TASK BRIEF => Reproduce the data exactly.

===== PROVIDED INFORMATION

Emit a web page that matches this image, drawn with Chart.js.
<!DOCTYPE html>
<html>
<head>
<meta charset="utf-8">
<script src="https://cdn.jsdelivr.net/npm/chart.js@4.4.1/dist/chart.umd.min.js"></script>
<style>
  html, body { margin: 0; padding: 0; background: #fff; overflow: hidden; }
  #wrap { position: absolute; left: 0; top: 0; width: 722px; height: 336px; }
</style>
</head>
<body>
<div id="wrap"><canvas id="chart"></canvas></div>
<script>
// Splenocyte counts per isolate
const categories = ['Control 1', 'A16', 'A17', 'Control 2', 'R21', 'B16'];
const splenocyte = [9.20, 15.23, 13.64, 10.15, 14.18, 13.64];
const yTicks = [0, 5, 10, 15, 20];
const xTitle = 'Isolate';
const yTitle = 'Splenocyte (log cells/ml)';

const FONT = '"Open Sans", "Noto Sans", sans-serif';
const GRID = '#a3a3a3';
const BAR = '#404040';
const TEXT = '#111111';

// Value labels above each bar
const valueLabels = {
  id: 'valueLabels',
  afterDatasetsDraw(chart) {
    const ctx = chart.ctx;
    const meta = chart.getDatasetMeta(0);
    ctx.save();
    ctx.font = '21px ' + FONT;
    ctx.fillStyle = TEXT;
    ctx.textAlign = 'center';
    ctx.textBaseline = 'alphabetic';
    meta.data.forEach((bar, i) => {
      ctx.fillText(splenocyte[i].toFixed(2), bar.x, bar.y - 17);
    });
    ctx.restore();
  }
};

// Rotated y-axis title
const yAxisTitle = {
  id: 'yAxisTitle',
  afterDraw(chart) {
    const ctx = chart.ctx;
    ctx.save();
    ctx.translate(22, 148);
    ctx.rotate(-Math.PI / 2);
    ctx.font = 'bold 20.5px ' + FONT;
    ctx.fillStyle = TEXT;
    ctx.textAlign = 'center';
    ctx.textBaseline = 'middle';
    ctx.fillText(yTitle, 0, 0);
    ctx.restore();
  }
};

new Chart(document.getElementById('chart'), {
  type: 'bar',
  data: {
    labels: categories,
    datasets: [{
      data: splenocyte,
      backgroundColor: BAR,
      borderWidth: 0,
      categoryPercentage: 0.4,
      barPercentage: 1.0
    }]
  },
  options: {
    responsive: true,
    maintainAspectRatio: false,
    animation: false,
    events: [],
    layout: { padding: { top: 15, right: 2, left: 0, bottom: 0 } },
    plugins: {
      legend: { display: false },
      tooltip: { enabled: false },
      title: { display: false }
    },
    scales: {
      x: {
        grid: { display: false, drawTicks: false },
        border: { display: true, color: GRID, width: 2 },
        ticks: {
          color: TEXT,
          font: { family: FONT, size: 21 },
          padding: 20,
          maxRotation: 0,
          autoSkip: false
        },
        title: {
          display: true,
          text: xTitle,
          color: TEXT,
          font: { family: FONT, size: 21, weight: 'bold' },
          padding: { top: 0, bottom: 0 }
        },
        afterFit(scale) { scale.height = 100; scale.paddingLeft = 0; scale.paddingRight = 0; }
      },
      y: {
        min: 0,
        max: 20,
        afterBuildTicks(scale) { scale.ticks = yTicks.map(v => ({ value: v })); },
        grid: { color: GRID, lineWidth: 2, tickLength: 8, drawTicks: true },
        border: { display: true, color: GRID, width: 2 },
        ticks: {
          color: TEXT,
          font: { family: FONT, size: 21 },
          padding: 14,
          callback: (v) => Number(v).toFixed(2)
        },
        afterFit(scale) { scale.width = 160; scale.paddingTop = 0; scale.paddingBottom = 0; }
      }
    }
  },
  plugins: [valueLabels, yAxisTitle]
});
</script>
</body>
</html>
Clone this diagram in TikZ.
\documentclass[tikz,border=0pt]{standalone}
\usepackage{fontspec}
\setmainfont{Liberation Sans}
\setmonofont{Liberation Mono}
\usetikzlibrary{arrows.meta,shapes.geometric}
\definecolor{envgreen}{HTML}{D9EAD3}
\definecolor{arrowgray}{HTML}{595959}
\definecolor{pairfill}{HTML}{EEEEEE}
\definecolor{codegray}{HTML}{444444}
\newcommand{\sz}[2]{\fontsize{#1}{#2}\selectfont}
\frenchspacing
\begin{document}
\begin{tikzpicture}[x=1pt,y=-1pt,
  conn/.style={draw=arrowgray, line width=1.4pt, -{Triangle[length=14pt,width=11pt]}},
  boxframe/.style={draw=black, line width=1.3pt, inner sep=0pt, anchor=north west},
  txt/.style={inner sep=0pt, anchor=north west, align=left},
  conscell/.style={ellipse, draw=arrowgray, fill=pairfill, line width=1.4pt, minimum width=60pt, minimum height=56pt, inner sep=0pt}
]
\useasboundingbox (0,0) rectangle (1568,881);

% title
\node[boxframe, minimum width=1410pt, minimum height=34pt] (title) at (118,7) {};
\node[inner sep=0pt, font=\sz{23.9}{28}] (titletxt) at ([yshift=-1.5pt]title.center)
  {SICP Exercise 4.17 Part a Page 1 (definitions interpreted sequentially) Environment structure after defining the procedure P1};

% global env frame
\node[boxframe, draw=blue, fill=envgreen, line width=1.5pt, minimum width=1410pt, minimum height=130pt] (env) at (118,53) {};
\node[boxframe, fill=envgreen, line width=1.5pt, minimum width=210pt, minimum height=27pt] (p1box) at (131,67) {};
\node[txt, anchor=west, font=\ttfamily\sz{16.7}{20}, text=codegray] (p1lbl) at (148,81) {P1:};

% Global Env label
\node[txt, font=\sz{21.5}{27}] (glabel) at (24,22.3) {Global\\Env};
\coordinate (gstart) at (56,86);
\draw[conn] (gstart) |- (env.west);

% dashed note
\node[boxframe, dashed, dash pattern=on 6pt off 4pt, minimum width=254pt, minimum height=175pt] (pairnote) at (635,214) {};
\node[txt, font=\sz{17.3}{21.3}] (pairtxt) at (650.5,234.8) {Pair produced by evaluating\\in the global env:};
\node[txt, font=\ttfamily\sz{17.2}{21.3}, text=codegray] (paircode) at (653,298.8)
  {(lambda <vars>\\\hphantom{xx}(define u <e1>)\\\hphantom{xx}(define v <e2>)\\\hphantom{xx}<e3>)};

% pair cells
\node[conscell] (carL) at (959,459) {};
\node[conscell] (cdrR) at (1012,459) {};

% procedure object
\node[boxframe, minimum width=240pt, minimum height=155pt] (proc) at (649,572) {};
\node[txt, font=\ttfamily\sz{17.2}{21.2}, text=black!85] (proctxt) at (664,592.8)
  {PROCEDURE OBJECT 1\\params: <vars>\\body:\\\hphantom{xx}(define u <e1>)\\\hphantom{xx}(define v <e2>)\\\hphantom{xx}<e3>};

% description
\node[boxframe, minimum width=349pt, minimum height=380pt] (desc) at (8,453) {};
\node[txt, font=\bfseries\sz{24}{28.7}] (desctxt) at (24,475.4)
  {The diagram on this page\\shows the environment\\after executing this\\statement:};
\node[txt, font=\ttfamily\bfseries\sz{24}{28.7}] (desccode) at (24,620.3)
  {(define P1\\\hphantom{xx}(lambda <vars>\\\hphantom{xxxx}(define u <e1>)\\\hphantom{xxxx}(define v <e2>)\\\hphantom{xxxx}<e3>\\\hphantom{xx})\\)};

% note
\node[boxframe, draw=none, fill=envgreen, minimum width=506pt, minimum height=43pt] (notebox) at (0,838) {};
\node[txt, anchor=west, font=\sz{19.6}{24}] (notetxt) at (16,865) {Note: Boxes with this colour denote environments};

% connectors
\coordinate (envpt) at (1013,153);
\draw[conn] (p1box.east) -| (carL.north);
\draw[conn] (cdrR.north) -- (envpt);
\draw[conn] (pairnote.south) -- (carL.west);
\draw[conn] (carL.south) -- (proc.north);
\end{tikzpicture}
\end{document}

==========

RIGHT ANSWER =>
Emit a web page that matches this image, drawn with Chart.js.
<!DOCTYPE html>
<html>
<head>
<meta charset="utf-8">
<script src="https://cdn.jsdelivr.net/npm/chart.js@4.4.1/dist/chart.umd.min.js"></script>
<style>
  html, body { margin: 0; padding: 0; background: #fff; overflow: hidden; }
  #wrap { position: absolute; left: 0; top: 0; width: 722px; height: 336px; }
</style>
</head>
<body>
<div id="wrap"><canvas id="chart"></canvas></div>
<script>
// Splenocyte counts per isolate
const categories = ['Control 1', 'A16', 'A17', 'Control 2', 'R21', 'B16'];
const splenocyte = [9.20, 15.23, 13.64, 10.15, 14.18, 13.64];
const yTicks = [0, 5, 10, 15, 20];
const xTitle = 'Isolate';
const yTitle = 'Splenocyte (log cells/ml)';

const FONT = '"Open Sans", "Noto Sans", sans-serif';
const GRID = '#a3a3a3';
const BAR = '#404040';
const TEXT = '#111111';

// Value labels above each bar
const valueLabels = {
  id: 'valueLabels',
  afterDatasetsDraw(chart) {
    const ctx = chart.ctx;
    const meta = chart.getDatasetMeta(0);
    ctx.save();
    ctx.font = '21px ' + FONT;
    ctx.fillStyle = TEXT;
    ctx.textAlign = 'center';
    ctx.textBaseline = 'alphabetic';
    meta.data.forEach((bar, i) => {
      ctx.fillText(splenocyte[i].toFixed(2), bar.x, bar.y - 17);
    });
    ctx.restore();
  }
};

// Rotated y-axis title
const yAxisTitle = {
  id: 'yAxisTitle',
  afterDraw(chart) {
    const ctx = chart.ctx;
    ctx.save();
    ctx.translate(22, 148);
    ctx.rotate(-Math.PI / 2);
    ctx.font = 'bold 20.5px ' + FONT;
    ctx.fillStyle = TEXT;
    ctx.textAlign = 'center';
    ctx.textBaseline = 'middle';
    ctx.fillText(yTitle, 0, 0);
    ctx.restore();
  }
};

new Chart(document.getElementById('chart'), {
  type: 'bar',
  data: {
    labels: categories,
    datasets: [{
      data: splenocyte,
      backgroundColor: BAR,
      borderWidth: 0,
      categoryPercentage: 0.4,
      barPercentage: 1.0
    }]
  },
  options: {
    responsive: true,
    maintainAspectRatio: false,
    animation: false,
    events: [],
    layout: { padding: { top: 15, right: 2, left: 0, bottom: 0 } },
    plugins: {
      legend: { display: false },
      tooltip: { enabled: false },
      title: { display: false }
    },
    scales: {
      x: {
        grid: { display: false, drawTicks: false },
        border: { display: true, color: GRID, width: 2 },
        ticks: {
          color: TEXT,
          font: { family: FONT, size: 21 },
          padding: 20,
          maxRotation: 0,
          autoSkip: false
        },
        title: {
          display: true,
          text: xTitle,
          color: TEXT,
          font: { family: FONT, size: 21, weight: 'bold' },
          padding: { top: 0, bottom: 0 }
        },
        afterFit(scale) { scale.height = 100; scale.paddingLeft = 0; scale.paddingRight = 0; }
      },
      y: {
        min: 0,
        max: 20,
        afterBuildTicks(scale) { scale.ticks = yTicks.map(v => ({ value: v })); },
        grid: { color: GRID, lineWidth: 2, tickLength: 8, drawTicks: true },
        border: { display: true, color: GRID, width: 2 },
        ticks: {
          color: TEXT,
          font: { family: FONT, size: 21 },
          padding: 14,
          callback: (v) => Number(v).toFixed(2)
        },
        afterFit(scale) { scale.width = 160; scale.paddingTop = 0; scale.paddingBottom = 0; }
      }
    }
  },
  plugins: [valueLabels, yAxisTitle]
});
</script>
</body>
</html>
Clone this diagram in TikZ.
\documentclass[tikz,border=0pt]{standalone}
\usepackage{fontspec}
\setmainfont{Liberation Sans}
\setmonofont{Liberation Mono}
\usetikzlibrary{arrows.meta,shapes.geometric}
\definecolor{envgreen}{HTML}{D9EAD3}
\definecolor{arrowgray}{HTML}{595959}
\definecolor{pairfill}{HTML}{EEEEEE}
\definecolor{codegray}{HTML}{444444}
\newcommand{\sz}[2]{\fontsize{#1}{#2}\selectfont}
\frenchspacing
\begin{document}
\begin{tikzpicture}[x=1pt,y=-1pt,
  conn/.style={draw=arrowgray, line width=1.4pt, -{Triangle[length=14pt,width=11pt]}},
  boxframe/.style={draw=black, line width=1.3pt, inner sep=0pt, anchor=north west},
  txt/.style={inner sep=0pt, anchor=north west, align=left},
  conscell/.style={ellipse, draw=arrowgray, fill=pairfill, line width=1.4pt, minimum width=60pt, minimum height=56pt, inner sep=0pt}
]
\useasboundingbox (0,0) rectangle (1568,881);

% title
\node[boxframe, minimum width=1410pt, minimum height=34pt] (title) at (118,7) {};
\node[inner sep=0pt, font=\sz{23.9}{28}] (titletxt) at ([yshift=-1.5pt]title.center)
  {SICP Exercise 4.17 Part a Page 1 (definitions interpreted sequentially) Environment structure after defining the procedure P1};

% global env frame
\node[boxframe, draw=blue, fill=envgreen, line width=1.5pt, minimum width=1410pt, minimum height=130pt] (env) at (118,53) {};
\node[boxframe, fill=envgreen, line width=1.5pt, minimum width=210pt, minimum height=27pt] (p1box) at (131,67) {};
\node[txt, anchor=west, font=\ttfamily\sz{16.7}{20}, text=codegray] (p1lbl) at (148,81) {P1:};

% Global Env label
\node[txt, font=\sz{21.5}{27}] (glabel) at (24,22.3) {Global\\Env};
\coordinate (gstart) at (56,86);
\draw[conn] (gstart) |- (env.west);

% dashed note
\node[boxframe, dashed, dash pattern=on 6pt off 4pt, minimum width=254pt, minimum height=175pt] (pairnote) at (635,214) {};
\node[txt, font=\sz{17.3}{21.3}] (pairtxt) at (650.5,234.8) {Pair produced by evaluating\\in the global env:};
\node[txt, font=\ttfamily\sz{17.2}{21.3}, text=codegray] (paircode) at (653,298.8)
  {(lambda <vars>\\\hphantom{xx}(define u <e1>)\\\hphantom{xx}(define v <e2>)\\\hphantom{xx}<e3>)};

% pair cells
\node[conscell] (carL) at (959,459) {};
\node[conscell] (cdrR) at (1012,459) {};

% procedure object
\node[boxframe, minimum width=240pt, minimum height=155pt] (proc) at (649,572) {};
\node[txt, font=\ttfamily\sz{17.2}{21.2}, text=black!85] (proctxt) at (664,592.8)
  {PROCEDURE OBJECT 1\\params: <vars>\\body:\\\hphantom{xx}(define u <e1>)\\\hphantom{xx}(define v <e2>)\\\hphantom{xx}<e3>};

% description
\node[boxframe, minimum width=349pt, minimum height=380pt] (desc) at (8,453) {};
\node[txt, font=\bfseries\sz{24}{28.7}] (desctxt) at (24,475.4)
  {The diagram on this page\\shows the environment\\after executing this\\statement:};
\node[txt, font=\ttfamily\bfseries\sz{24}{28.7}] (desccode) at (24,620.3)
  {(define P1\\\hphantom{xx}(lambda <vars>\\\hphantom{xxxx}(define u <e1>)\\\hphantom{xxxx}(define v <e2>)\\\hphantom{xxxx}<e3>\\\hphantom{xx})\\)};

% note
\node[boxframe, draw=none, fill=envgreen, minimum width=506pt, minimum height=43pt] (notebox) at (0,838) {};
\node[txt, anchor=west, font=\sz{19.6}{24}] (notetxt) at (16,865) {Note: Boxes with this colour denote environments};

% connectors
\coordinate (envpt) at (1013,153);
\draw[conn] (p1box.east) -| (carL.north);
\draw[conn] (cdrR.north) -- (envpt);
\draw[conn] (pairnote.south) -- (carL.west);
\draw[conn] (carL.south) -- (proc.north);
\end{tikzpicture}
\end{document}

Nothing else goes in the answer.